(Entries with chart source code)
━━━━━━━━━━━━━━━━

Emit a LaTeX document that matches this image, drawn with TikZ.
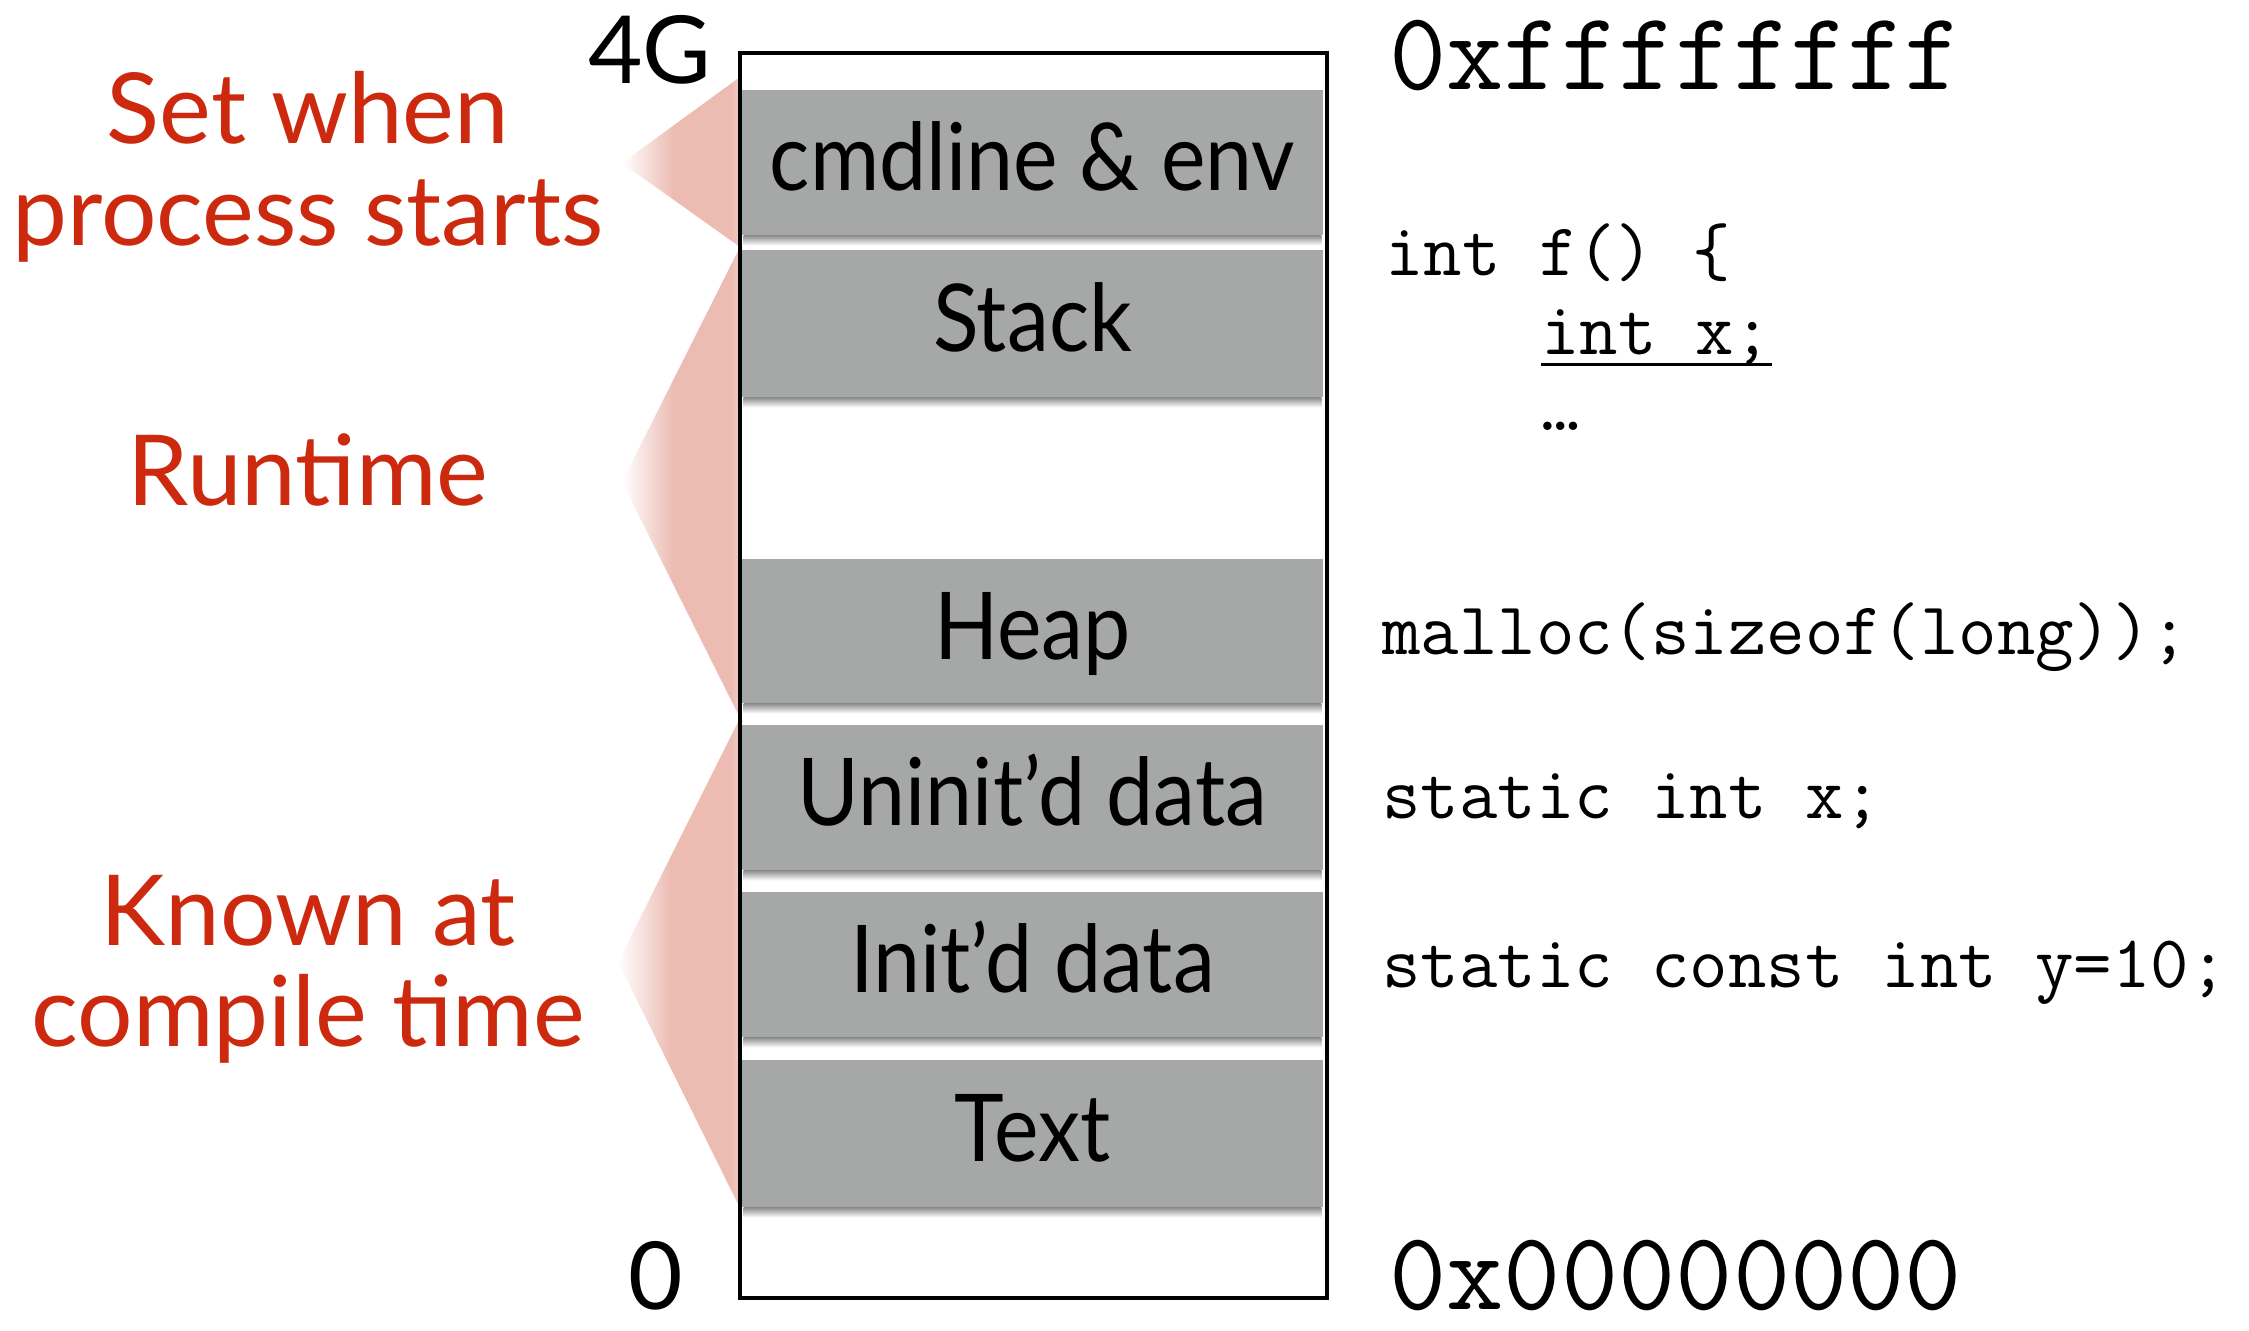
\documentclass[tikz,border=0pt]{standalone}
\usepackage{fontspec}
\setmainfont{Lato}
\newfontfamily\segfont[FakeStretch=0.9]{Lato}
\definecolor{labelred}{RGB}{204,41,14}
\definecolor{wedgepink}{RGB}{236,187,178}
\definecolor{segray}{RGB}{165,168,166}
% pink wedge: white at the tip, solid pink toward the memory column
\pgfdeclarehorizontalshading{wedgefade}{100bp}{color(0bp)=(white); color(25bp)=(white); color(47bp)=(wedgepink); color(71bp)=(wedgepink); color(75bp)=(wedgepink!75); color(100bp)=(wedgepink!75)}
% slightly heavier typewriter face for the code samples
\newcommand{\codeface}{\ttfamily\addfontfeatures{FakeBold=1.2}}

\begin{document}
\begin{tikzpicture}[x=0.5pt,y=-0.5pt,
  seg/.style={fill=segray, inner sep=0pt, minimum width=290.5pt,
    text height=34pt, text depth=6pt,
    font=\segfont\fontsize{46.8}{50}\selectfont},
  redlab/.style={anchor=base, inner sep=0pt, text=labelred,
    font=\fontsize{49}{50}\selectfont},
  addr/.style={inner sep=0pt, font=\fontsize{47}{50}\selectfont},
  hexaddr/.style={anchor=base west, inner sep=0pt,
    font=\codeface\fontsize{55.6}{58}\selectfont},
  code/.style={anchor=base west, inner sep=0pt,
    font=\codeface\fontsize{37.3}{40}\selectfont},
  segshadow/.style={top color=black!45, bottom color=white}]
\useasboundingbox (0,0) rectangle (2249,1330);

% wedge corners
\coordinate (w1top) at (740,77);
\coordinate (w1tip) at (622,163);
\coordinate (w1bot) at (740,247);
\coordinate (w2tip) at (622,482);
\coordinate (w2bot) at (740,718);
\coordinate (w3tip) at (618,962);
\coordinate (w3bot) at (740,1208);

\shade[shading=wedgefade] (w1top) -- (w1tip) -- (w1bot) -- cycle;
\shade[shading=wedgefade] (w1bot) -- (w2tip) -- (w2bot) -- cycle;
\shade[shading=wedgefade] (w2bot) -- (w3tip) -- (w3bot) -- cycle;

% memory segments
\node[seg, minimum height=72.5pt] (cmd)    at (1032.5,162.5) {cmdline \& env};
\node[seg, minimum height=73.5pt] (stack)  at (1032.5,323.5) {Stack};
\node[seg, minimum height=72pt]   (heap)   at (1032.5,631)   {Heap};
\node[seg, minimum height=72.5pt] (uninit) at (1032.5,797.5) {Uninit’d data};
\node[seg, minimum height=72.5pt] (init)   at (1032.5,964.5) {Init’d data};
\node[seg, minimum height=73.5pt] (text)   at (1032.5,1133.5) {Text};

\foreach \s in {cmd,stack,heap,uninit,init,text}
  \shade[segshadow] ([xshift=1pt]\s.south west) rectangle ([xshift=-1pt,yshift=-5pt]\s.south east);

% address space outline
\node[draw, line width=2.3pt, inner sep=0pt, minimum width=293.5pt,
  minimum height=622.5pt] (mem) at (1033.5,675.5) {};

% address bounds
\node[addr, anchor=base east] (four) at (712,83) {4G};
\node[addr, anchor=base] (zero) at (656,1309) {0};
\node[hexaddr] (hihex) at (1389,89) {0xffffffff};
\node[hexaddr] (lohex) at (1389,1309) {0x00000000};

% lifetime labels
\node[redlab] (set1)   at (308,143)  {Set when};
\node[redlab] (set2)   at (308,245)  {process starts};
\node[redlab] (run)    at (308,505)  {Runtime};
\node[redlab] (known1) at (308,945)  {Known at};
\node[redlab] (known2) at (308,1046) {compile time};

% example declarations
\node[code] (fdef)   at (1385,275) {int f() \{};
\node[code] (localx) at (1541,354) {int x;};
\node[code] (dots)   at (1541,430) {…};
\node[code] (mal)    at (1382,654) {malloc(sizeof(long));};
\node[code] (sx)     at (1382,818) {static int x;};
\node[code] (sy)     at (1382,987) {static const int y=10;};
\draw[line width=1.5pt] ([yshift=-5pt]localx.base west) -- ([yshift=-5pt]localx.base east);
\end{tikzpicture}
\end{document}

━━━━━━━━━━━━━━━━

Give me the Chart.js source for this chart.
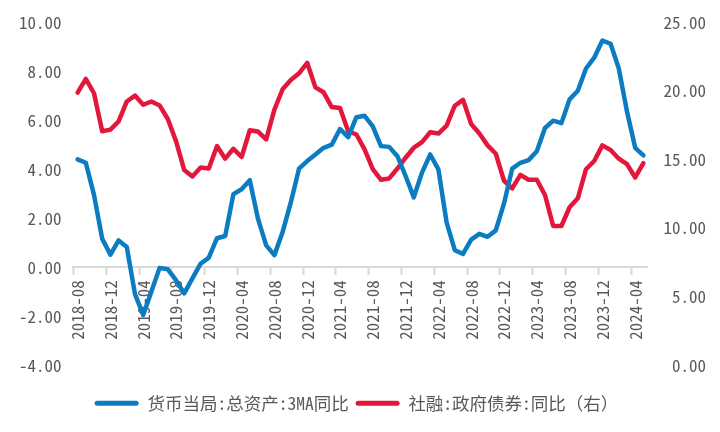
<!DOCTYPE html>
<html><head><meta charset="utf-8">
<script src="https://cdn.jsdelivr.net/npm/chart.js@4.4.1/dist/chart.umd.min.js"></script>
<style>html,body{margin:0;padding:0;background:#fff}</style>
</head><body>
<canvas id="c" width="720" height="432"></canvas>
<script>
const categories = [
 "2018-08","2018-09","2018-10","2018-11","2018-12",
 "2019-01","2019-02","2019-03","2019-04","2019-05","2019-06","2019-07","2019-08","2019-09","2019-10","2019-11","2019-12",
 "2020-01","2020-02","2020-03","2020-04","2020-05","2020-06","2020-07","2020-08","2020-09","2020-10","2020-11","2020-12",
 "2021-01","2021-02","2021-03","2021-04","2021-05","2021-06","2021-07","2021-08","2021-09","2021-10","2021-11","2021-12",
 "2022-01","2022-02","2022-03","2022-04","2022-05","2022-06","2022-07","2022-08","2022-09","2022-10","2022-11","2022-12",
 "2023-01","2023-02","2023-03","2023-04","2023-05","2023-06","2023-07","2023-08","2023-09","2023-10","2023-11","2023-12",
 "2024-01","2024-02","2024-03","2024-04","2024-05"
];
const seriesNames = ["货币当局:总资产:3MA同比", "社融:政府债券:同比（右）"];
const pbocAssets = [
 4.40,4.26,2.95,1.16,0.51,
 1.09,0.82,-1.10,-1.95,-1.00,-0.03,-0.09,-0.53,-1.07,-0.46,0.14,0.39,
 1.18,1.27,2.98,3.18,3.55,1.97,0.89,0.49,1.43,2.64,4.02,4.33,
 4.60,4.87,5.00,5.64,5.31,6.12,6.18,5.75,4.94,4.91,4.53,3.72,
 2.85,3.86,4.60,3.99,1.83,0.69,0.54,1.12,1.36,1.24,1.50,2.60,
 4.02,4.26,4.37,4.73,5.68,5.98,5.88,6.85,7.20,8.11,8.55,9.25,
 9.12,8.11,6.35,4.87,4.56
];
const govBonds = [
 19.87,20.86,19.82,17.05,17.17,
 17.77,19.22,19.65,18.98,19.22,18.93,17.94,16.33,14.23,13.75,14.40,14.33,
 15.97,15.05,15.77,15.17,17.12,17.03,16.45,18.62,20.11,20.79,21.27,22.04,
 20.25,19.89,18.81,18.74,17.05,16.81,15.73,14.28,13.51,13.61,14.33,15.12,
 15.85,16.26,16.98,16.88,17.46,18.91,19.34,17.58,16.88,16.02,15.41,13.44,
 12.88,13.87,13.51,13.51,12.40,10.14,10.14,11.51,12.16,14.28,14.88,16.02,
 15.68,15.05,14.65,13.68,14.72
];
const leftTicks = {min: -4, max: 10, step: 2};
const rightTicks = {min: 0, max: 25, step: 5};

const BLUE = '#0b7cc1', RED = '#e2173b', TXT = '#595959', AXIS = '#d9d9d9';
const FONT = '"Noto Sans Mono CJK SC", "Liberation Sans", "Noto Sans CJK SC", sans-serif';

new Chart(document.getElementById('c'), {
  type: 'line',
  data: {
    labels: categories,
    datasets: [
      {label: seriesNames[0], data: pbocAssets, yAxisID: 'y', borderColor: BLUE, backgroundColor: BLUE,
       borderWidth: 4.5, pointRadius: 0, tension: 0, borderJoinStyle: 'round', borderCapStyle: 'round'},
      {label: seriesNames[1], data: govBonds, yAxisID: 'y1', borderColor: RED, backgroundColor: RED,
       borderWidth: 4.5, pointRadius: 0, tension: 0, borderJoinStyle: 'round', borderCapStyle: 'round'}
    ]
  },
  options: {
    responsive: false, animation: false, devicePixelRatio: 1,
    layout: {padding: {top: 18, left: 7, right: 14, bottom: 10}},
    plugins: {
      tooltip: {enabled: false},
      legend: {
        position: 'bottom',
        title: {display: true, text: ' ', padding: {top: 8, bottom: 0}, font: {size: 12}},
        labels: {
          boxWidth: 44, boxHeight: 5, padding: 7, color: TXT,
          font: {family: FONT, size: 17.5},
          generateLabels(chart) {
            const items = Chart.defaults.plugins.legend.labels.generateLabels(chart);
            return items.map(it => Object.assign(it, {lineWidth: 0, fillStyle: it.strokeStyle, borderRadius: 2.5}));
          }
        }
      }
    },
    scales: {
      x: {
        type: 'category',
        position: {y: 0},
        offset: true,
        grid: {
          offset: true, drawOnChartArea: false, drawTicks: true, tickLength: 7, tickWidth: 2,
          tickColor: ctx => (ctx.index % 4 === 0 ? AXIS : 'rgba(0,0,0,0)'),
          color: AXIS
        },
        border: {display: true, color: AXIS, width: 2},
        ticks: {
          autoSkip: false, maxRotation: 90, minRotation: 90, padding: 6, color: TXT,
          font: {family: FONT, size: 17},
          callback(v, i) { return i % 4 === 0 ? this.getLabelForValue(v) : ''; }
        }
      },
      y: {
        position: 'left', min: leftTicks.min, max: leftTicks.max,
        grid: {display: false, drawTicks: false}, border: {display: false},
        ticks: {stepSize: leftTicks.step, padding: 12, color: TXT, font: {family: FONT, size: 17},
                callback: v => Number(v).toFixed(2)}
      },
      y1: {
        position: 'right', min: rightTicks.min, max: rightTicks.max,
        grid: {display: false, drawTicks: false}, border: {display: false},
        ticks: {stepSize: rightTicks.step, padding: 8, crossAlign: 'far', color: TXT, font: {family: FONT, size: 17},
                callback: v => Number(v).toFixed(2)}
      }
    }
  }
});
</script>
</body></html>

━━━━━━━━━━━━━━━━

Objective - Reproduce every line of the listing above in which the string "this" appears.

Output -
Emit a LaTeX document that matches this image, drawn with TikZ.
Give me the Chart.js source for this chart.
          callback(v, i) { return i % 4 === 0 ? this.getLabelForValue(v) : ''; }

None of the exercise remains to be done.